Records excerpted from a collection
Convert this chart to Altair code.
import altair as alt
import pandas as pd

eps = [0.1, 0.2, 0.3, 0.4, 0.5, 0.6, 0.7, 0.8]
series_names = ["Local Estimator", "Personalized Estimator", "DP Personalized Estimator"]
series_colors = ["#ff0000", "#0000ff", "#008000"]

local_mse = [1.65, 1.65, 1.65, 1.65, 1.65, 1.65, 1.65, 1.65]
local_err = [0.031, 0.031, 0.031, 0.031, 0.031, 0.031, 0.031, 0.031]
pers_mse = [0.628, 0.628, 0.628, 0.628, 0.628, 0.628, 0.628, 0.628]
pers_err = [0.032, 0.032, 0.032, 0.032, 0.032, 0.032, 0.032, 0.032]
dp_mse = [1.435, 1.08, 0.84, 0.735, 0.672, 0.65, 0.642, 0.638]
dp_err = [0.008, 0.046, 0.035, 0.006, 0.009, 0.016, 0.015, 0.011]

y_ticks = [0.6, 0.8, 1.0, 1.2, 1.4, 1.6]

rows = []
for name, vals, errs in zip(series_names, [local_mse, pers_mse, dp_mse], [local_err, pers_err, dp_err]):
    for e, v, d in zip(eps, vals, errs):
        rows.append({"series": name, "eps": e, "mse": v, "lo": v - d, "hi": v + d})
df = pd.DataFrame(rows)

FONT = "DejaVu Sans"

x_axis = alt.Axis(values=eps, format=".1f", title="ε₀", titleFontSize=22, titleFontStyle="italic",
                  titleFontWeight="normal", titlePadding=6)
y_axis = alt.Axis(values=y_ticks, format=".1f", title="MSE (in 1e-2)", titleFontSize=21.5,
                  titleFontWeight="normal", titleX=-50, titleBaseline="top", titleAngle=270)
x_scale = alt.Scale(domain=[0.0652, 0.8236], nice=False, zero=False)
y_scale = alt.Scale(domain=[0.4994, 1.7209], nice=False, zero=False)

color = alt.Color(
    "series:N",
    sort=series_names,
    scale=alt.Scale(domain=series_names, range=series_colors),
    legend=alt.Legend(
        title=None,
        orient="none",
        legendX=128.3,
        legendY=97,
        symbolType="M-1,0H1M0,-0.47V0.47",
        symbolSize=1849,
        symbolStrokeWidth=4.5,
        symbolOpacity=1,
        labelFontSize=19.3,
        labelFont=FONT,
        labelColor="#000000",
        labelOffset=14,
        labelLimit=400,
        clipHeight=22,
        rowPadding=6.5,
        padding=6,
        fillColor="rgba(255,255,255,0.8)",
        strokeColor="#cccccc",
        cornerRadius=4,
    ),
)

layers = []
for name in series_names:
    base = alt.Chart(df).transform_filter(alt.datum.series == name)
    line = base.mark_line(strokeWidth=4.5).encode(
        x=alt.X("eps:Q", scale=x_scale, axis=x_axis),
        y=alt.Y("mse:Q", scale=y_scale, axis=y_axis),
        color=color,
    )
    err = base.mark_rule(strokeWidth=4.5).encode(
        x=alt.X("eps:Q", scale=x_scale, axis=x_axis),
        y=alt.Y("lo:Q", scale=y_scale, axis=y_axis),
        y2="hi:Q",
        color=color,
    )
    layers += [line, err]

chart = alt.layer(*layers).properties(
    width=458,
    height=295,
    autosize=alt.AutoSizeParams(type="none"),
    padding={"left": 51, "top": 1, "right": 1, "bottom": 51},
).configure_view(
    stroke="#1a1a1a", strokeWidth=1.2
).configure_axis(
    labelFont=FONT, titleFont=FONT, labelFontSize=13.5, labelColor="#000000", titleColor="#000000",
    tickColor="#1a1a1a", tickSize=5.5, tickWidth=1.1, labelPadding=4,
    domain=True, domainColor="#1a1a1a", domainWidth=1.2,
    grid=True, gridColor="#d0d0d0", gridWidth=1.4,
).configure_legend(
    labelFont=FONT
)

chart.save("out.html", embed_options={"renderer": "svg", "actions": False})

...

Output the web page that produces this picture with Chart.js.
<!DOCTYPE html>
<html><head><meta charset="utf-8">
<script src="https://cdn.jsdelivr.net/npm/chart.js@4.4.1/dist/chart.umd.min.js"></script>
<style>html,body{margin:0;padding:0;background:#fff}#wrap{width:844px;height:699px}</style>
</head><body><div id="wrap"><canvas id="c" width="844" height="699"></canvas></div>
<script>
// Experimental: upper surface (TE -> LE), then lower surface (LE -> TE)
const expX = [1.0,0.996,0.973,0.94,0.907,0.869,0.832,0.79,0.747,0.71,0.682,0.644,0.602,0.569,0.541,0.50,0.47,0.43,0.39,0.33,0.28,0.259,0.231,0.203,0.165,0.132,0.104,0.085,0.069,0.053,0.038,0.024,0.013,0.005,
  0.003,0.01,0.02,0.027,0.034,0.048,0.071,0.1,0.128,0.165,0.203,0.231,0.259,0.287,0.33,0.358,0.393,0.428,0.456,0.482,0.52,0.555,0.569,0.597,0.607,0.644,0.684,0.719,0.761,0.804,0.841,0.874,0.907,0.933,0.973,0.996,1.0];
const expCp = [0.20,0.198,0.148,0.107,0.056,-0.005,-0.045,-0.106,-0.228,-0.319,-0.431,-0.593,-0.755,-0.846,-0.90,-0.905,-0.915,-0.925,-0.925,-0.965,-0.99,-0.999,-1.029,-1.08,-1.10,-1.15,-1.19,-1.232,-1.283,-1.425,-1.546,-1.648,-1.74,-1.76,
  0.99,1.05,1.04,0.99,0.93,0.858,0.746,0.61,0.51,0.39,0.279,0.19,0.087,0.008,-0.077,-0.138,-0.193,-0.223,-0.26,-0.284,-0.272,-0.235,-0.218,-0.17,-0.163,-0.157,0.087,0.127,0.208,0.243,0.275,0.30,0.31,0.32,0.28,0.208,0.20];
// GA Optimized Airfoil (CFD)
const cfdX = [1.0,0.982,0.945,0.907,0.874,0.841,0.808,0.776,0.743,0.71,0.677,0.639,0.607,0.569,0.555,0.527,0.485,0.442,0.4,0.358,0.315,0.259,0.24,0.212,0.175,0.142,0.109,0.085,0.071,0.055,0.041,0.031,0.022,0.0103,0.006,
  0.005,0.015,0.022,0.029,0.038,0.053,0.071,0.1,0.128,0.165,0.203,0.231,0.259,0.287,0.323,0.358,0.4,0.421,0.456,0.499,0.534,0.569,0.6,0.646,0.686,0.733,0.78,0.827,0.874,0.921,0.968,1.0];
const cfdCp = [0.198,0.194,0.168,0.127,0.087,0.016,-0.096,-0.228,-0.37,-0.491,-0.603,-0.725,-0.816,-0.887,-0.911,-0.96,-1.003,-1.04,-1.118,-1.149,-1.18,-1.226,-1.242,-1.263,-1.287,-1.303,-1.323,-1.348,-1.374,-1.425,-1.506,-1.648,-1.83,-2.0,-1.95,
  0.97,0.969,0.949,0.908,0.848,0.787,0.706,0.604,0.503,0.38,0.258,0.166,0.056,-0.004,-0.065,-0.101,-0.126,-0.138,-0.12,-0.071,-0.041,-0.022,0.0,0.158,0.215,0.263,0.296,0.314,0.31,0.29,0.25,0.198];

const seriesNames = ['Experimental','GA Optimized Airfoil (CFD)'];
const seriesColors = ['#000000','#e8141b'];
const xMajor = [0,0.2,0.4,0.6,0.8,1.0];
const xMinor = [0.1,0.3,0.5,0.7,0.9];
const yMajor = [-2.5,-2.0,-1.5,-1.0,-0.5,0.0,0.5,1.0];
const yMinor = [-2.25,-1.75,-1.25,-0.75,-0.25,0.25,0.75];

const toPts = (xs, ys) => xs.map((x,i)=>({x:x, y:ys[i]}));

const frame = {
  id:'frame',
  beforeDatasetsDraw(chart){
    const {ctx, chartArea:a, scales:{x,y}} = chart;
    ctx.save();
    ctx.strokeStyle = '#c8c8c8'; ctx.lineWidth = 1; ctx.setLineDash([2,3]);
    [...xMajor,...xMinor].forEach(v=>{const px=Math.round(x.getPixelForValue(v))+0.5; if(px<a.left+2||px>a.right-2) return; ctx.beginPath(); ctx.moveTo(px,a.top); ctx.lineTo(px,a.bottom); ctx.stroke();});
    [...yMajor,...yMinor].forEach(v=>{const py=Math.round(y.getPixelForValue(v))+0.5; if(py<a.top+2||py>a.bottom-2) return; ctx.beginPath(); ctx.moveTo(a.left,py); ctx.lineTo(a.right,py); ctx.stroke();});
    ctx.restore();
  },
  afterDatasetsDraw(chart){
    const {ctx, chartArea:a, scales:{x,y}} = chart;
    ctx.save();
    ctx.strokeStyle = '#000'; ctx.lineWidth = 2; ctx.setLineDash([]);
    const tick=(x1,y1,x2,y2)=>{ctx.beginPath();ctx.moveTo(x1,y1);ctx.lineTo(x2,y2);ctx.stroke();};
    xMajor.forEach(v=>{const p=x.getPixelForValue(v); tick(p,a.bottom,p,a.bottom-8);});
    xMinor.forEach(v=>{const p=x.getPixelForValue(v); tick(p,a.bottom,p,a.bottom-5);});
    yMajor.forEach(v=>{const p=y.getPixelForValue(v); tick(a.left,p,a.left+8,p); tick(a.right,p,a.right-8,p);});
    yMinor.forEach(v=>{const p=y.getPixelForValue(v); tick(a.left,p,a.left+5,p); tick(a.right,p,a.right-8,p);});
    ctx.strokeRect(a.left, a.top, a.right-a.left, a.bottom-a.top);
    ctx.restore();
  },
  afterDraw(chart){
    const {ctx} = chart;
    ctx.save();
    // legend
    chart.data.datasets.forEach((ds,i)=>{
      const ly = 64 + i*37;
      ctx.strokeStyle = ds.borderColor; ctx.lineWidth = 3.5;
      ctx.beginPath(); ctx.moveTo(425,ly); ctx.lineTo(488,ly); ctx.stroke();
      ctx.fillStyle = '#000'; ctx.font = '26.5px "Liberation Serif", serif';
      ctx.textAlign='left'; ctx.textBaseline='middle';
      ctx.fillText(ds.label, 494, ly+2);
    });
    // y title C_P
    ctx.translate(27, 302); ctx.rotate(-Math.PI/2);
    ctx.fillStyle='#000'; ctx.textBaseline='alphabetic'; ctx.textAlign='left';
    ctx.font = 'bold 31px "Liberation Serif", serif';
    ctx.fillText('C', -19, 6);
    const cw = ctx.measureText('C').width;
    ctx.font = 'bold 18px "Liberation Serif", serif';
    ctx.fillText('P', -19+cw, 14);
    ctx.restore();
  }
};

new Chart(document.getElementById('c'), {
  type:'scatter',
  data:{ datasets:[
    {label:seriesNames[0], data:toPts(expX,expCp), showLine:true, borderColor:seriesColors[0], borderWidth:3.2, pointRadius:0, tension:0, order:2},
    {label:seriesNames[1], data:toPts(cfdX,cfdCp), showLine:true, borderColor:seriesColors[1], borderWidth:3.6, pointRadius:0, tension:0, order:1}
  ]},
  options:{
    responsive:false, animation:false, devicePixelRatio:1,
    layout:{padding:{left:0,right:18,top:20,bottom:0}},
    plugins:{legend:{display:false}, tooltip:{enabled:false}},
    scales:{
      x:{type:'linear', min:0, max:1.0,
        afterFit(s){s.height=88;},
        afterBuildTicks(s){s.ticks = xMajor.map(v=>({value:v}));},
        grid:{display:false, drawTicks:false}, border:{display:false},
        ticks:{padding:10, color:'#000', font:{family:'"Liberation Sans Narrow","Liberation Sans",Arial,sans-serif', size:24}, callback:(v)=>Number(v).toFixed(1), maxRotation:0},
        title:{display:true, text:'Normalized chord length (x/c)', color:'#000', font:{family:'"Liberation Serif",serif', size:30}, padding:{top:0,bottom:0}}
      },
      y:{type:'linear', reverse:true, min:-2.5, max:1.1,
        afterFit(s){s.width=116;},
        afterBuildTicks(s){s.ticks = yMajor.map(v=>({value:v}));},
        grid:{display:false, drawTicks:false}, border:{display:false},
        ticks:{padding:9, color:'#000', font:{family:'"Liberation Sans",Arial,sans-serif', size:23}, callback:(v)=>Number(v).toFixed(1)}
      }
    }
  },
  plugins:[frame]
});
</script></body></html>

● Your task: Among the records above, find each line holding the string "this" and pull it out.

● The reply:
Convert this chart to Altair code.
Output the web page that produces this picture with Chart.js.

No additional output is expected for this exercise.